A Major Improvement On Longer Shaft Turning, Too

"Where we usually run into issues is with shafts 36 in. and longer," Schaffer says. "Sometimes we'll run into chatter problems, but if this happens, we just use an Atling Steady Rest to stabilize it. For example, on specific shaft ranges in length from 30-36 in., it was taking us some 30-45 minutes to machine this part because we were taking such light depths of cut.

"When we began using the Atling Steady Rest in conjunction with the Neidlein Face Driver, we were able to run the part in just nine minutes because we were taking about three times the depth of cut," Shaffer reports. "We went from a 0.100 in. to a 0.370 in. depth of cut with a speed of 1,000 rpm and a feed rate of 20 ipm. I think we had been running around 800 rpm with a feed rate of 10 ipm. We could get more aggressive with it because we were holding it on both ends. Not only did we cut cycle time by more than 67%, but TIR also is better."

One "Mistake" Leads to Impressive Results

"One time, we had an operator that was running 2¼ in. bar stock," Schaffer remembers. "He pulled up a 2¾ in. program and made changes to it to run his next order. But when he got done, he forgot to 'edit and quit' it so he put a 2¾ in. bar in the machine and ran a 2¼ in. program. It ran the shaft and did not throw it out -- it took off about 0.900 in. of material and held onto the part. And, that was without the steady rest, just strictly the driver. When I saw that, it really impressed me.

"Overall," Schaffer says, "we turn from 2¼ in. material, all the way up to 4 in. bar. Lengths vary from 16 in. to 42 or 44 in. Our heaviest shaft probably weighs around 70 or 75 lb."

Tackling the Difficult Jobs In Ozark, Capital Investments Key

"Baldor has always had a reputation in the marketplace for high quality, and we currently run the shortest lead times of anyone in the industry," observes plant manager Ryan Waite. "One of the things we have pushed in the last 10 years is that most of our competition has gone offshore in pursuit of cheap labor. Baldor has chosen the strategy of investing capital within our existing facilities to increase productivity. Incorporation of the Neidlein face driver is one aspect in that it reduced cycle times. Business is beginning to swing heavily to the custom side because we do run such short lead times, and we do produce such high quality product.
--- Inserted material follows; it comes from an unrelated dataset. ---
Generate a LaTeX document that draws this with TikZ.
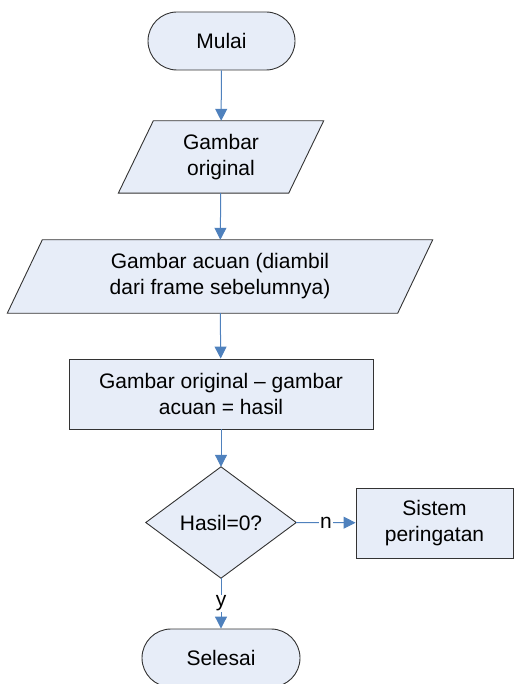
\documentclass[tikz,border=0pt]{standalone}
\usepackage{fontspec}
\setmainfont{Liberation Sans}
\usetikzlibrary{arrows.meta,backgrounds}
\definecolor{boxfill}{RGB}{231,237,248}
\definecolor{arrowblue}{RGB}{79,129,189}
\tikzset{
  txt/.style={font=\fontsize{21}{26}\selectfont, align=center, inner sep=0pt},
  shapeline/.style={draw=black!80, fill=boxfill, line width=0.9pt},
  terminal/.style={txt, shapeline, rounded corners=29pt, minimum height=58pt},
  procbox/.style={txt, shapeline, minimum height=70pt},
  ghost/.style={txt, draw=none},
  flow/.style={draw=arrowblue, line width=1pt, -{Triangle[width=12pt,length=12pt]}},
  lbl/.style={font=\fontsize{21}{26}\selectfont, fill=white, inner sep=1pt}
}
\begin{document}
\begin{tikzpicture}[x=1pt,y=-1pt]
\useasboundingbox (0,0) rectangle (529,684);

\node[terminal, minimum width=147pt] (mulai) at (221.5,41) {Mulai};
\node[ghost, minimum width=170pt, minimum height=72pt] (p1) at (221,157) {Gambar\\original};
\node[ghost, minimum width=390pt, minimum height=73pt] (p2) at (220,276.5) {Gambar acuan (diambil\\dari frame sebelumnya)};
\node[procbox, minimum width=304pt] (proc) at (221,394) {Gambar original -- gambar\\acuan = hasil};
\node[ghost, minimum width=150pt, minimum height=111pt] (dec) at (221,522.5) {Hasil=0?};
\node[procbox, minimum width=157pt] (warn) at (434.5,523) {Sistem\\peringatan};
\node[terminal, minimum width=158pt] (selesai) at (221,658) {Selesai};

\begin{scope}[on background layer]
  \draw[shapeline] ([xshift=17.5pt]p1.north west) -- ([xshift=17.5pt]p1.north east)
     -- ([xshift=-17.5pt]p1.south east) -- ([xshift=-17.5pt]p1.south west) -- cycle;
  \draw[shapeline] ([xshift=17.5pt]p2.north west) -- ([xshift=17.5pt]p2.north east)
     -- ([xshift=-17.5pt]p2.south east) -- ([xshift=-17.5pt]p2.south west) -- cycle;
  \draw[shapeline] (dec.north) -- (dec.east) -- (dec.south) -- (dec.west) -- cycle;
\end{scope}

\draw[flow] (mulai) -- (p1);
\draw[flow] (p1) -- (p2);
\draw[flow] (p2) -- (proc);
\draw[flow] (proc) -- (dec.north);
\draw[flow] (dec.east) -- node[lbl] {n} (warn);
\draw[flow] (dec.south) -- node[lbl, pos=0.5] {y} (selesai);
\end{tikzpicture}
\end{document}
"Generally we are taking on business that a lot of people would not run -- lower volumes and more difficult items to produce," Waite says. "What we have seen with our shaft production is much more stringent tolerances, and much longer shafts machined out of more exotic materials. Because we have seen an increase in cycle times for these products, it has caused us to look at many other machining alternatives to reduce cycle time and set these products up offline so we can continue the standard production at regular flow rates."

Shaft machining, says Waite, has been the biggest change for Baldor in the past year in terms of difficulty, including exotic materials, tighter tolerances, and size of motors produced because of the size of the rotor they have to put on.

"We are starting out with 3 to 3 3/8 in. bar stock, and we are turning it down to a ¾ in. final diameter. This can be much more difficult than it sounds," Waite observes.